Determine what level of care is right for you

Aug 02, 2018 04:20AM ● By Teresa Ambord

Elder housing isn’t what it once was, and thank goodness for that.

I worked part-time in a real convalescent hospital when I was in college. I remember walking in the front door of that nursing home, and the first thing that hit you was the smell of urine. Too many patients and too few staff to adequately care for them meant the residents were miserable much of the time. It was dreadful for all concerned, but mostly for the patients who were so dependent on us.

These days, elder care has become a booming industry and most senior facilities have stepped up to meet the demand by providing excellent care. The older I get, the more friends and family members I have that need these various levels of care, from temporary stays in rehabilitation hospitals to independent living to full nursing care.

If you foresee that you or a loved one will soon need some degree of long-term care, it might be a good idea to start looking at the options.

Here’s a breakdown of the major types of facilities.

Independent living

These are best for people who want convenience, don’t have specific medical care needs and can live on their own. Independent living communities offer such niceties as meal preparation, housekeeping and security, and may have on-site beauty parlors and barbers, church services, buses to take residents shopping and transportation to appointments. Residents can make use of all or none of these things.

Assisted living

These are for people who need some medical care. They include everything offered by an independent living facility, but can also provide help with managing medications when needed, and with activities of daily living, such as bathing, dressing and grooming. Some assisted living homes are apartment-like settings, and others are more institutional.

Nursing facilities

Nursing homes are for people who need round-the-clock nursing care and other support services. If this is the level of home you are considering, it’s important to inquire about how emergency care is provided. How available are physicians? Are staff members certified in CPR? What are the qualifications of nurses that provide direct patient care?
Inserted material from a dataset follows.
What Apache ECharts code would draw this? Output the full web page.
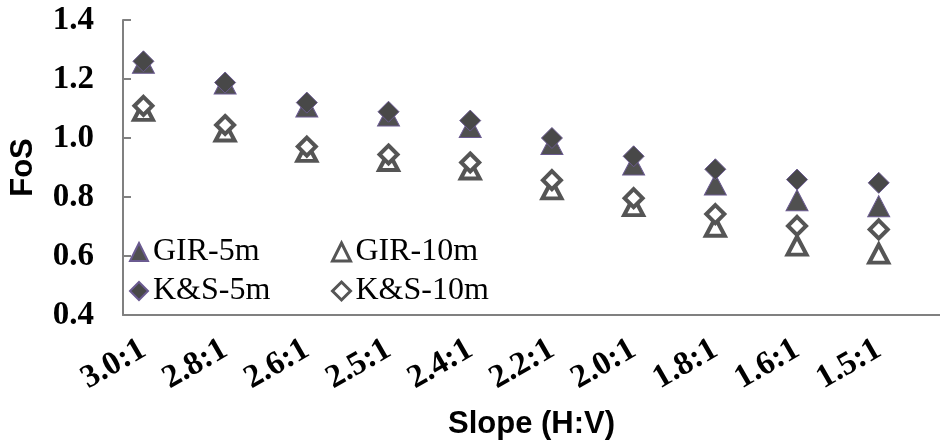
<!DOCTYPE html>
<html>
<head>
<meta charset="utf-8">
<script src="https://cdn.jsdelivr.net/npm/echarts@6/dist/echarts.min.js"></script>
<style>
html, body { margin: 0; padding: 0; background: #fff; }
#main { width: 940px; height: 445px; }
</style>
</head>
<body>
<div id="main"></div>
<script>
var slopes = ['3.0:1', '2.8:1', '2.6:1', '2.5:1', '2.4:1', '2.2:1', '2.0:1', '1.8:1', '1.6:1', '1.5:1'];
var gir5 = [1.255, 1.185, 1.107, 1.076, 1.037, 0.98, 0.91, 0.842, 0.789, 0.769];
var gir10 = [1.092, 1.022, 0.953, 0.922, 0.893, 0.826, 0.769, 0.699, 0.635, 0.608];
var ks5 = [1.26, 1.188, 1.12, 1.089, 1.059, 1.0, 0.938, 0.894, 0.859, 0.848];
var ks10 = [1.109, 1.044, 0.971, 0.944, 0.917, 0.857, 0.796, 0.742, 0.702, 0.69];
var yTicks = [0.4, 0.6, 0.8, 1.0, 1.2, 1.4];

// each slope takes two tick intervals on the axis, the point sits in the first one
var cats = [];
slopes.forEach(function (s) { cats.push(s); cats.push(''); });

function pts(vals) {
    return vals.map(function (v, i) { return [i * 2, v]; });
}

var myChart = echarts.init(document.getElementById('main'));

var grey = '#808080';
var serif = 'Liberation Serif';

var option = {
    animation: false,
    grid: { left: 118, top: 20, bottom: 127, right: -6 },
    legend: [
        { data: ['GIR-5m'], left: 124, top: 231 },
        { data: ['GIR-10m'], left: 326, top: 231, itemStyle: { borderWidth: 3 } },
        { data: ['K&S-5m'], left: 124, top: 270 },
        { data: ['K&S-10m'], left: 326, top: 270, itemStyle: { borderWidth: 3 } }
    ].map(function (l) {
        l.itemWidth = 18;
        l.itemHeight = 18;
        l.itemGap = 0;
        l.textStyle = { fontFamily: serif, fontSize: 32, color: '#000' };
        return l;
    }),
    xAxis: {
        type: 'category',
        data: cats,
        boundaryGap: true,
        name: 'Slope (H:V)',
        nameLocation: 'middle',
        nameGap: 94,
        nameTextStyle: { fontFamily: 'Liberation Sans', fontWeight: 'bold', fontSize: 31, color: '#000' },
        axisLine: { lineStyle: { color: grey, width: 2 } },
        axisTick: { inside: true, length: 7, interval: 0, lineStyle: { color: grey, width: 2 } },
        axisLabel: {
            interval: 0,
            rotate: 30,
            margin: 32,
            fontFamily: serif,
            fontWeight: 'bold',
            fontSize: 33,
            color: '#000'
        },
        splitLine: { show: false }
    },
    yAxis: {
        type: 'value',
        min: yTicks[0],
        max: yTicks[yTicks.length - 1],
        interval: 0.2,
        name: 'FoS',
        nameLocation: 'middle',
        nameGap: 84,
        nameRotate: 90,
        nameTextStyle: { fontFamily: 'Liberation Sans', fontWeight: 'bold', fontSize: 31, color: '#000' },
        axisLine: { show: true, lineStyle: { color: grey, width: 2 } },
        axisTick: { show: true, inside: true, length: 8, lineStyle: { color: grey, width: 2 } },
        axisLabel: {
            margin: 29,
            fontFamily: serif,
            fontWeight: 'bold',
            fontSize: 33,
            color: '#000',
            formatter: function (v) { return v.toFixed(1); }
        },
        splitLine: { show: false }
    },
    series: [
        {
            name: 'GIR-5m', type: 'scatter', symbol: 'triangle', symbolSize: [22, 21],
            itemStyle: { color: '#505050', borderColor: '#6a5a90', borderWidth: 1, opacity: 1 },
            data: pts(gir5)
        },
        {
            name: 'GIR-10m', type: 'scatter', symbol: 'triangle', symbolSize: [19, 18],
            itemStyle: { color: '#fff', borderColor: '#555', borderWidth: 4, opacity: 1 },
            data: pts(gir10)
        },
        {
            name: 'K&S-5m', type: 'scatter', symbol: 'diamond', symbolSize: [21, 21],
            itemStyle: { color: '#484848', borderColor: '#6a5a90', borderWidth: 1, opacity: 1 },
            data: pts(ks5)
        },
        {
            name: 'K&S-10m', type: 'scatter', symbol: 'diamond', symbolSize: [18, 18],
            itemStyle: { color: '#fff', borderColor: '#555', borderWidth: 4, opacity: 1 },
            data: pts(ks10)
        }
    ]
};

myChart.setOption(option);
</script>
</body>
</html>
How does the nursing home deal with family visits? How are patients with Alzheimer’s or Parkinson’s cared for? Your local Area Agency on Aging may have some of this information available.

News of substandard care travels fast in the medical community, so ask the patient’s doctor, nurses and therapists what facilities they would recommend. Also ask social workers, relatives and friends.

What to consider

If possible, let the patients participate in the decision of where they will live—even if their needs for care are far into the future.

If you go facility shopping, here are a few points to pay special attention to:

Cleanliness. To the extent possible, observe hygiene. It shouldn’t be hard to notice if residents are being neglected.

Staff. Does the number of staff seem adequate to manage the number of patients? That’s not to say that employees aren’t hopping busy, but the staff-to-patient ratio should be such that all patients get bathed and receive other personal attention they need. The same is true not just for nursing care, but also general maintenance and kitchen staff.

Services. What are the patient’s special needs? Be sure the facility provides for those needs. For example, a patient may require the use of a lift machine to get in and out of bed. Many will need physical therapy and/or a gym where they can go to strengthen their limbs. How are supplies paid for? If supply costs are added to the patient’s bill, are the costs reasonable? Are there regular increases in costs? Hidden charges? Obviously, meals are a key service. Visit facilities during meal times and observe if meals are served in a relaxed manner and if there’s plenty of food available.

Get the unseen story

Don’t accept any facility without first checking its financial stability, record of legal compliance and quality of management. Facilities aren’t likely to be perfect, but significant problems in any of these areas may lead to trouble finding a sufficient staff of qualified health professionals.

Find out if the facility has current valid state and local licenses, and liability and malpractice insurance.

Ask to review state inspection reports and investigate whether they have lawsuits pending.